Hukuk Krizi: Anayasa Mahkemesi Kararına İsyan ve Çağrı
Konuşmanın zirvesi, yargı bağımsızlığına dair oldu. Anayasa Mahkemesi'nin Tayfun Kahraman hakkındaki kararına uymayan İstanbul 13. Ağır Ceza Mahkemesi'ni sertçe eleştiren Özel, hukukun üstünlüğünü savundu. Anayasa Mahkemesi Tayfun Kahraman'la ilgili karar vermiş. İstanbul 13. Ağır Ceza Mahkemesi 'Ben bu karara uymam' dedi. İktidarın eski milletvekilleri bile eleştirmeye başladı. Çünkü biliyorlar, Anayasa giderse geriye bir şey kalmaz. Bu uyarı, AKP ve MHP'li siyasetçilere doğrudan bir mesajdı.

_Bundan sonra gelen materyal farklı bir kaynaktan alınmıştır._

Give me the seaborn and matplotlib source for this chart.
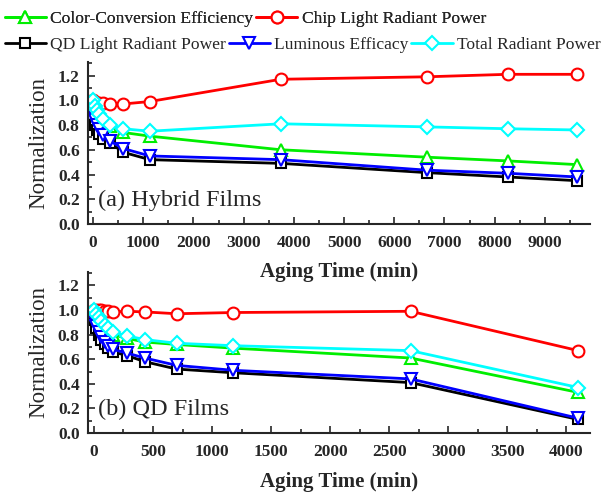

Özel, Ordu'daki MHP'lilere ve AK Partililere seslenerek birleştirici bir dil kullandı: Bir büyük tehlike var. Ordu'daki MHP'lilere, AK Partililere bu meydandan seslenerek çağrı yapmak isterim: Hepimiz aynı çatının altındayız, Anayasa bu milletin çatısıdır, toplum sözleşmesidir. Hukuka uyma çağrısını yineleyerek, Buradan AKP ve MHP'li siyasetçilere sesleniyorum: Anayasa ortak çatımız, anayasaya uymayan mahkemenin kararı düzeltilmezse, bu mahkeme hakkında işlem yapılmazsa sonu büyük felaket olacaktır. Herkesi hukuka uymaya davet ediyorum. Bu kısım, mitingin en ciddiyetli anıydı. Tayfun Kahraman'ın Gezi Parkı davasındaki rolü, gençlerin hafızasında tazeydi ve bu eleştiri, geniş bir kesimi mobilize etti.
Özel, korkusuzluğunu bir şiirle taçlandırdı: Diyor ki ‘Deme deme, sana soruşturma açar yine’ Sen hiç korkma, onun savcıları varsa, benim senin gibi analarım var. Onun savcısının adı Akın, benim anam cana yakın. Bu mizah dolu alıntı, gerginliği dağıttı ve kalabalığı güldürdü. Hukuk sistemindeki çatlaklar, CHP'nin demokrasi mücadelesinin merkezine oturdu. Ordu gibi muhafazakar bir ilde bile, bu mesajlar yankı buldu.
Geleceğe Bakış: CHP Kurultayı ve Güçlü Yurttaş Vizyonu
Miting, umut dolu bir finalle sona erdi. Özel, 28-30 Kasım'da Ankara'da düzenlenecek CHP Kurultayı'na tüm Türkiye'yi davet etti: CHP programının sloganı güçlü yurttaş. 28-30 Kasım'da yapacağımız kurultayımıza tüm Türkiye davetli. Bu kurultay, partinin yeni programını şekillendirecek ve "güçlü yurttaş" kavramını merkeze alacak. Ordu mitingi, bu vizyonun ilk adımı gibiydi; bireysel güçlenmeden toplumsal refaha uzanan bir yol haritası çizildi.
Özel'in konuşması, sadece eleştiri değil, bir eylem çağrısıydı. CHP'nin yükselişi, Ordu'dan başlayarak Anadolu'ya yayılacak bir dalga olarak görüldü. Binlerce katılımcı, dağılırken umutla doluydu. Bu miting, Türkiye siyasetinde yeni bir sayfanın habercisiydi; AKP'nin sonu, CHP'nin başlangıcı gibi duruyordu. Gelecek seçimler, bu tür meydan okumalarla şekillenecek ve milletin iradesi bir kez daha test edilecek. Ordu'nun sesi, Ankara'ya ulaşmıştı ve değişim rüzgarları esmeye başlamıştı.